>> begin Given information

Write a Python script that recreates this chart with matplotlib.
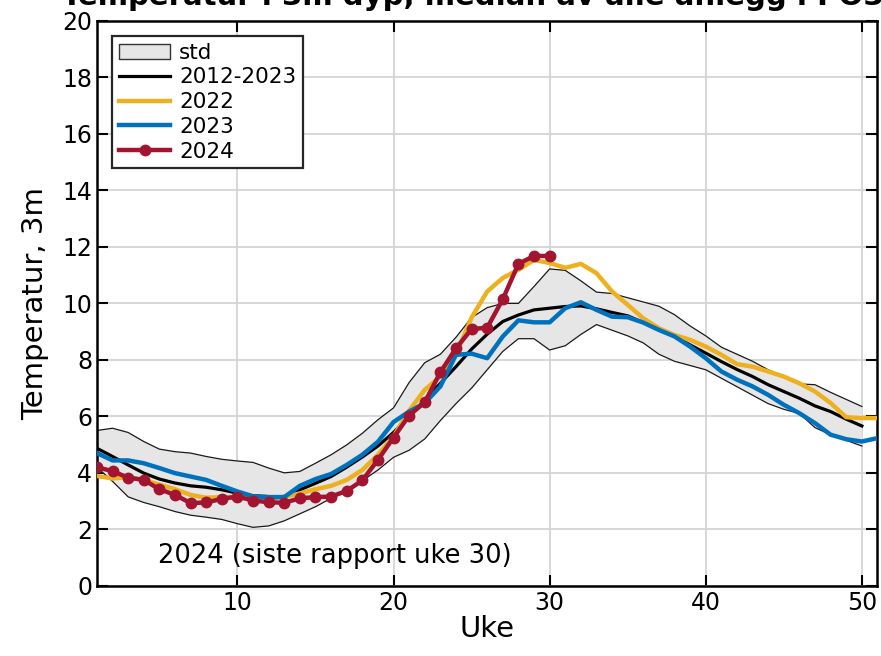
import numpy as np
import matplotlib
matplotlib.use("Agg")
import matplotlib.pyplot as plt

weeks = np.arange(1, 52)

# 2012-2023 median, weeks 1-50
mean_all = [4.87, 4.58, 4.28, 3.99, 3.78, 3.64, 3.54, 3.49, 3.40, 3.28,
            3.19, 3.16, 3.16, 3.40, 3.63, 3.87, 4.20, 4.56, 4.95, 5.43,
            5.99, 6.58, 7.17, 7.76, 8.38, 8.91, 9.36, 9.59, 9.77, 9.83,
            9.89, 9.91, 9.81, 9.68, 9.56, 9.32, 9.06, 8.83, 8.53, 8.24,
            7.94, 7.66, 7.41, 7.12, 6.88, 6.64, 6.37, 6.17, 5.90, 5.66]
std_upper = [5.50, 5.58, 5.43, 5.11, 4.84, 4.75, 4.70, 4.58, 4.48, 4.42,
             4.37, 4.17, 4.00, 4.05, 4.34, 4.64, 4.99, 5.40, 5.88, 6.30,
             7.20, 7.90, 8.20, 8.80, 9.50, 9.85, 10.00, 10.00, 10.60, 11.22,
             11.17, 10.80, 10.40, 10.35, 10.20, 10.05, 9.90, 9.60, 9.20, 8.85,
             8.45, 8.20, 7.95, 7.65, 7.40, 7.15, 7.12, 6.85, 6.60, 6.35]
std_lower = [4.20, 3.70, 3.15, 2.95, 2.80, 2.63, 2.50, 2.43, 2.35, 2.20,
             2.07, 2.12, 2.30, 2.55, 2.80, 3.10, 3.40, 3.72, 4.10, 4.55,
             4.80, 5.20, 5.85, 6.45, 7.00, 7.65, 8.30, 8.75, 8.75, 8.35,
             8.50, 8.90, 9.25, 9.05, 8.85, 8.60, 8.20, 7.95, 7.80, 7.65,
             7.35, 7.05, 6.75, 6.45, 6.25, 6.10, 5.60, 5.35, 5.15, 4.95]
y2022 = [3.89, 3.80, 3.85, 3.75, 3.58, 3.42, 3.22, 3.12, 3.14, 3.14,
         3.10, 3.08, 3.15, 3.27, 3.42, 3.54, 3.75, 4.10, 4.64, 5.29,
         6.20, 6.94, 7.41, 8.18, 9.50, 10.42, 10.90, 11.19, 11.54, 11.43,
         11.26, 11.40, 11.07, 10.42, 9.95, 9.47, 9.12, 8.88, 8.71, 8.47,
         8.18, 7.85, 7.76, 7.59, 7.41, 7.17, 6.88, 6.47, 5.97, 5.94, 5.94]
y2023 = [4.70, 4.44, 4.44, 4.34, 4.17, 3.99, 3.87, 3.75, 3.54, 3.34,
         3.17, 3.14, 3.14, 3.54, 3.78, 3.96, 4.28, 4.64, 5.10, 5.80,
         6.17, 6.47, 7.06, 8.18, 8.22, 8.06, 8.83, 9.40, 9.33, 9.33,
         9.83, 10.04, 9.77, 9.53, 9.51, 9.32, 9.06, 8.83, 8.47, 8.06,
         7.59, 7.30, 7.06, 6.76, 6.41, 6.11, 5.76, 5.35, 5.19, 5.11, 5.23]
y2024 = [4.20, 4.06, 3.83, 3.75, 3.42, 3.22, 2.93, 2.95, 3.08, 3.16,
         3.02, 2.96, 2.94, 3.10, 3.14, 3.16, 3.36, 3.73, 4.46, 5.25,
         6.03, 6.50, 7.56, 8.41, 9.09, 9.14, 10.15, 11.40, 11.68, 11.68]

fig = plt.figure(figsize=(8.81, 6.56), dpi=100)
ax = fig.add_axes([0.110, 0.107, 0.886, 0.861])

w50 = weeks[:50]
ax.fill_between(w50, std_lower, std_upper, facecolor='#e6e6e6',
                edgecolor='none', label='std', zorder=1)
ax.plot(w50, std_upper, color='#1a1a1a', lw=0.9, zorder=2)
ax.plot(w50, std_lower, color='#1a1a1a', lw=0.9, zorder=2)
ax.plot(w50, mean_all, color='black', lw=2.3, label='2012-2023', zorder=3)
ax.plot(weeks, y2022, color='#EDB120', lw=3.2, label='2022', zorder=4)
ax.plot(weeks, y2023, color='#0072BD', lw=3.2, label='2023', zorder=5)
ax.plot(weeks[:30], y2024, color='#A2142F', lw=3.2, marker='o', ms=7.5,
        label='2024', zorder=6)

ax.text(4.9, 1.05, '2024 (siste rapport uke 30)', fontsize=18.5, va='center')

ax.set_xlim(1, 51)
ax.set_ylim(0, 20)
ax.set_xticks(range(10, 51, 10))
ax.set_yticks(range(0, 21, 2))
ax.tick_params(direction='in', length=8, width=1.5, labelsize=17,
               top=True, right=True)
ax.grid(color='#d4d4d4', lw=1.3)
ax.set_axisbelow(True)
for s in ax.spines.values():
    s.set_linewidth(1.8)

ax.set_xlabel('Uke', fontsize=21, labelpad=0)
ax.set_ylabel('Temperatur, 3m', fontsize=21, labelpad=9)

leg = ax.legend(loc='upper left', fontsize=15.5, fancybox=False,
                framealpha=1, edgecolor='#262626', borderpad=0.3,
                handlelength=2.4, labelspacing=0.22, handletextpad=0.4,
                bbox_to_anchor=(0.006, 0.992))
leg.get_frame().set_linewidth(1.6)
leg.legend_handles[0].set_edgecolor('#333333')
leg.legend_handles[0].set_linewidth(1.0)

fig.text(62 / 881, 0.993, 'Temperatur i 3m dyp, median av alle anlegg i PO3',
         fontsize=21, fontweight='bold', ha='left', va='baseline')

fig.savefig('out.png', dpi=100)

>> end Given information

• [The problem]
Without any pictures, reproduce the lines from the first one in the material through the line that has "weeks = np.arange(1, 52)", exactly as they appear.

• [Output below]
Write a Python script that recreates this chart with matplotlib.
import numpy as np
import matplotlib
matplotlib.use("Agg")
import matplotlib.pyplot as plt

weeks = np.arange(1, 52)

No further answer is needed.